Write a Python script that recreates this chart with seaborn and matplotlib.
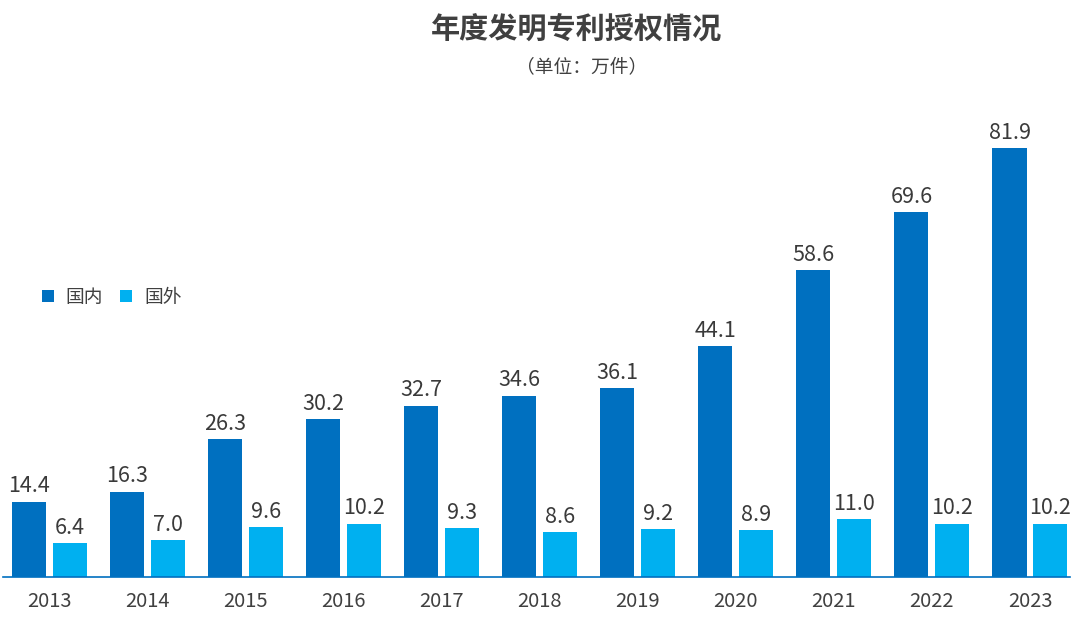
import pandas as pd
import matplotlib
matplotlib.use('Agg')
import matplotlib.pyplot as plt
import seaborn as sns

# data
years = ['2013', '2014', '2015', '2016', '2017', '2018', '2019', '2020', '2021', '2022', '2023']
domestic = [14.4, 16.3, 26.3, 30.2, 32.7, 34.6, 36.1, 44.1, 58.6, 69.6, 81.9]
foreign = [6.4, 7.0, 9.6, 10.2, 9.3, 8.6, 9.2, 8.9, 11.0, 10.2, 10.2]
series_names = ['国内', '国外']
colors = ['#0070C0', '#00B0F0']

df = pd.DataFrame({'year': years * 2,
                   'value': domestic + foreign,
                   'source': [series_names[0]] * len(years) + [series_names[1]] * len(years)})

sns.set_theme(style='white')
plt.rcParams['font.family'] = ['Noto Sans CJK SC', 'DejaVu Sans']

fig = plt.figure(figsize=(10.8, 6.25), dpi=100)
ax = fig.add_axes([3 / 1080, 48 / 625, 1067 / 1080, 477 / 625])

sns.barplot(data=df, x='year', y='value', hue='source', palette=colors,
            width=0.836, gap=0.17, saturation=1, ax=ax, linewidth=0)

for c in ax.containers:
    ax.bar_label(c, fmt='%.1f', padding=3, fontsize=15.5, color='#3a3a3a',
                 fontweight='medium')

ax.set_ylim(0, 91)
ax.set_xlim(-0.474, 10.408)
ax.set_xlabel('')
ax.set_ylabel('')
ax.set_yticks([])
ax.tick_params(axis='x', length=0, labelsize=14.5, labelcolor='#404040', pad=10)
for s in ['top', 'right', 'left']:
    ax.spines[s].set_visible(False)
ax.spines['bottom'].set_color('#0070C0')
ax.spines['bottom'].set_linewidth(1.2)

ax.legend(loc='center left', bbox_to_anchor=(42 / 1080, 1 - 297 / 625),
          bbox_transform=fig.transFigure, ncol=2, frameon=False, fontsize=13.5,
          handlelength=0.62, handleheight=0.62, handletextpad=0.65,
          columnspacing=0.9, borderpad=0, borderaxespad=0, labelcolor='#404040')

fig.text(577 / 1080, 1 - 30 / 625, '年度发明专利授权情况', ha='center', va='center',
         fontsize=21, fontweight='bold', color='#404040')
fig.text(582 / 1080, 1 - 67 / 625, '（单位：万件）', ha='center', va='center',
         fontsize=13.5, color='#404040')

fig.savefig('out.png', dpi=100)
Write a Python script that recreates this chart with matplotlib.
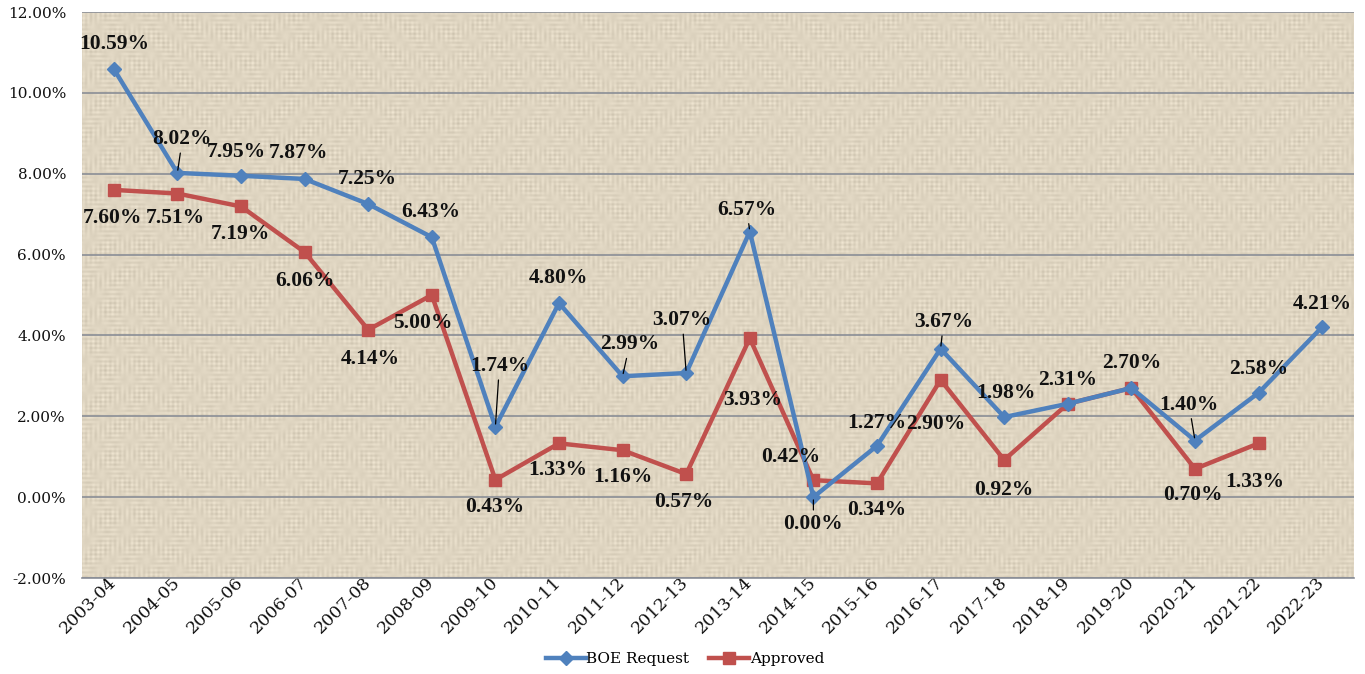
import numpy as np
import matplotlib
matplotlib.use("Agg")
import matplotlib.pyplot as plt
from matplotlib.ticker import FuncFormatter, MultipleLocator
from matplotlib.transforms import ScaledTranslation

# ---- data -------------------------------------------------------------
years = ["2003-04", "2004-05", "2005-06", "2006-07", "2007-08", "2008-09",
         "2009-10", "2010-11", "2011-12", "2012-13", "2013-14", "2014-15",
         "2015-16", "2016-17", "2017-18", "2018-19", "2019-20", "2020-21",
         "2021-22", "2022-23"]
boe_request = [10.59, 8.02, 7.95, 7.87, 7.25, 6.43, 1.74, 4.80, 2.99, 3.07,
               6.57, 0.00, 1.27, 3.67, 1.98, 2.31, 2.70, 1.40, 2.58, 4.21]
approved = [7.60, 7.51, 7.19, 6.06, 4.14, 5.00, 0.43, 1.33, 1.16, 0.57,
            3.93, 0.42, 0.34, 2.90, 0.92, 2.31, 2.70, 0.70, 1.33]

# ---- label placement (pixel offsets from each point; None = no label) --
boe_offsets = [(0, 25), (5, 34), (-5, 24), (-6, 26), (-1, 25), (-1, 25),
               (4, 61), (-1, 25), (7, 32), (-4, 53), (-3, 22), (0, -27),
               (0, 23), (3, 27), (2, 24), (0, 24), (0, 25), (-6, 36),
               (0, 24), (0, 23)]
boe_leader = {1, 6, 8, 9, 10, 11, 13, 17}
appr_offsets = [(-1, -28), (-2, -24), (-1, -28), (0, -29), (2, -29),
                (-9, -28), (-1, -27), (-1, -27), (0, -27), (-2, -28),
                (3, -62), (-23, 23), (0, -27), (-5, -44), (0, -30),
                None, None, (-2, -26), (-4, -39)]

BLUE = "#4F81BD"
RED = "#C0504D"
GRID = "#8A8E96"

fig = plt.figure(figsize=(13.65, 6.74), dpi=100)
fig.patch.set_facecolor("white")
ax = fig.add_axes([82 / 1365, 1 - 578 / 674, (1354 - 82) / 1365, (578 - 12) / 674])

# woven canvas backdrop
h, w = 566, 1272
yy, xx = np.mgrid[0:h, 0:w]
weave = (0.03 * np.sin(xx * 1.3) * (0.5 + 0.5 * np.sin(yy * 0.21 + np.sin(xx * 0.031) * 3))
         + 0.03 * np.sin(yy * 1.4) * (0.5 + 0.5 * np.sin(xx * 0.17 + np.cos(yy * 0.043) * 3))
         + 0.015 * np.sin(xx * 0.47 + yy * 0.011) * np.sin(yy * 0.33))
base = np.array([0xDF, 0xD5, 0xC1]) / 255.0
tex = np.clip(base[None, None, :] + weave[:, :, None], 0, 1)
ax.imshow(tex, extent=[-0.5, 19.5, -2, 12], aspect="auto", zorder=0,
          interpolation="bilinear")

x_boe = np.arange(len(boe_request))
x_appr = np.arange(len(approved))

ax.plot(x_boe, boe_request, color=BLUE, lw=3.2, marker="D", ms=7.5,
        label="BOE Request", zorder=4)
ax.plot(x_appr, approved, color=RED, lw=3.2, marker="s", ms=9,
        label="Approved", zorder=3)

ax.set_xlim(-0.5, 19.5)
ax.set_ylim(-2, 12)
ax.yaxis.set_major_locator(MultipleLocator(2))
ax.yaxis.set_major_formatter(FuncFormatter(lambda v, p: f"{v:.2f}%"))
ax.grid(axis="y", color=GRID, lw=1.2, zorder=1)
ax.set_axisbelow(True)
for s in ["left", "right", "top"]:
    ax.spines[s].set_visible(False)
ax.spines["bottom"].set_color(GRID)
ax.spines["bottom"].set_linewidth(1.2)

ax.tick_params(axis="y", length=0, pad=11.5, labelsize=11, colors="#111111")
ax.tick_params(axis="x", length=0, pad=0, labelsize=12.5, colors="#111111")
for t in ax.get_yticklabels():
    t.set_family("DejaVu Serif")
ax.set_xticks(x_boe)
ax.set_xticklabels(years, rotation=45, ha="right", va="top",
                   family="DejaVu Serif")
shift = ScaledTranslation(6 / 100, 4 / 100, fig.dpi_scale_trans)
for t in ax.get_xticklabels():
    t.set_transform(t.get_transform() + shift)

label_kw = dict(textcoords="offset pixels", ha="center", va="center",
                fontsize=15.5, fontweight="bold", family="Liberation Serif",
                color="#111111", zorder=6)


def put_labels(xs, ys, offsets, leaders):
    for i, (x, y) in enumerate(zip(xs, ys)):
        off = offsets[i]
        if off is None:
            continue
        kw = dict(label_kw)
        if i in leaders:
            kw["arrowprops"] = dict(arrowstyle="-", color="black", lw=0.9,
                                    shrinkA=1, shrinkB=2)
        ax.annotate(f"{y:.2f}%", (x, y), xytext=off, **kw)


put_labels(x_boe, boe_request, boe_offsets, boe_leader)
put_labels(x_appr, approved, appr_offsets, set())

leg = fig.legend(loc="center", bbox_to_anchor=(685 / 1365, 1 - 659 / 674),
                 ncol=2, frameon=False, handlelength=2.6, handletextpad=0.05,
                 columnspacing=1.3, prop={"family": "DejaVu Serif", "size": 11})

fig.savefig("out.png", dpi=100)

•••

Exercise directions:
Search the records for the word "recreates", then list every line that has it.

Answer to the problem:
Write a Python script that recreates this chart with seaborn and matplotlib.
Write a Python script that recreates this chart with matplotlib.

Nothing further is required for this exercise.